Mac gained much community support for the concept, and received helpful financial contributions from private donors, and from some government and non-government bodies, but the Foundation had difficulty raising the total funds without it being granted Donor Gift Recipient status, which successive Federal Governments refused to do. Mac was not to be deterred and in November 2013 he applied to the present Federal Government for a Major Commemorative Grant. The grant was approved by the Minister for Veterans’ Affairs, Senator Michael Ronaldson in March 2014.

Passionate about all things Naval right up to the end of his long and wonderful life, on 8 August 2014 Mac commissioned the renowned sculptor, Louis Laumen, to make the statue.

Louis Laumen has commenced work on the clay model and it is anticipated that the bronze statue will take approximately eight months to complete.

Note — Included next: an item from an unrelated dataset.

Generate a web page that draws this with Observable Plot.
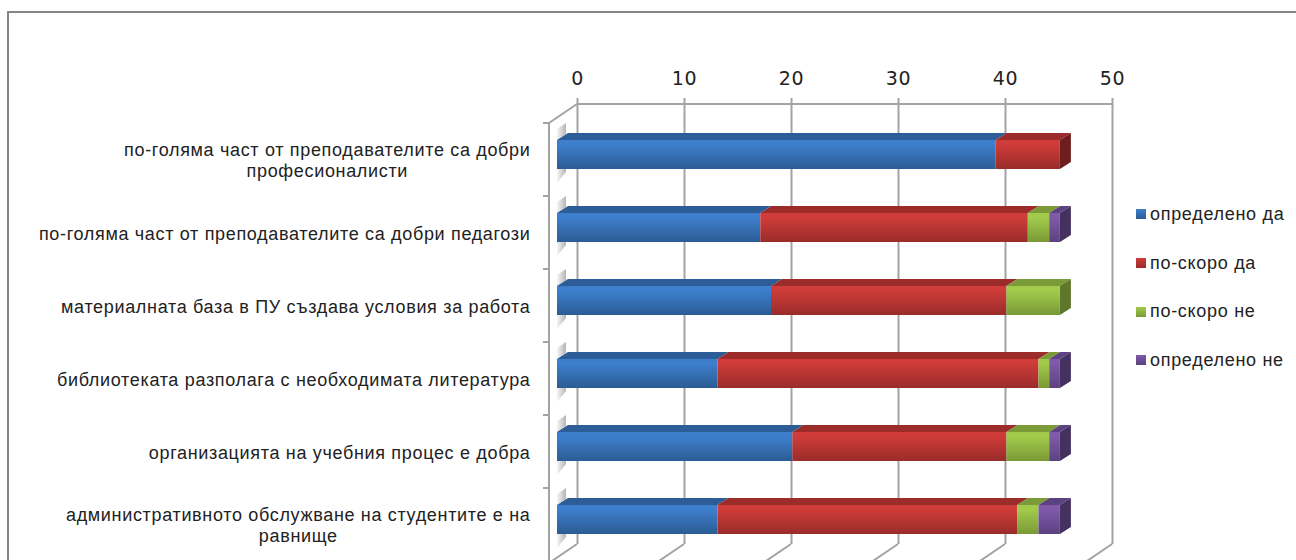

Mac had hoped to unveil it in mid April 2015, prior to the Centenary of ANZAC.

The statue will not only be a legacy for the Navy, but it will also be a fitting legacy to a wonderful and inspirational individual.

Model for "Answering The Call " statue.
Model for "Answering The Call " statue.

15 inch bronze model of " Answering The Call " statue.
15 inch bronze model of " Answering The Call " statue.


Goodbye Mac - Mackenzie J. Gregory (9 February 1922  - 27 August 2014)

Mac Gregory’s family wishes to advise his many friends and legion of Ahoy followers that Mac died on August 27th, 2014. In accordance with Mac’s final wishes, he was cremated on September 1st and his ashes were scattered from the end of Station Pier, Port Melbourne at high tide on September 3rd in the presence of his immediate family.

In a coincidence that would not be lost on Mac and many of his loyal readers, September 1st marked the 75th Anniversary of the invasion of Poland by Germany and September 3rd, 1939 was the date that Britain and her Allies declared war.

From that moment, Station Pier was a very special place for Mac as it was from there that he sailed out of Melbourne as a 17 year old Cadet Midshipman in 1939 to begin his seafaring adventures and it was there that he wished to be scattered at the end of his long and wonderful life.

He is now forever in his beloved sea, sailing with the tide.

With the generous support of Mac’s webmaster Terry, it is the family’s intention to keep Ahoy open indefinitely so we can all continue to celebrate Mac’s extraordinary life and his website can continue to be enjoyed by all visitors.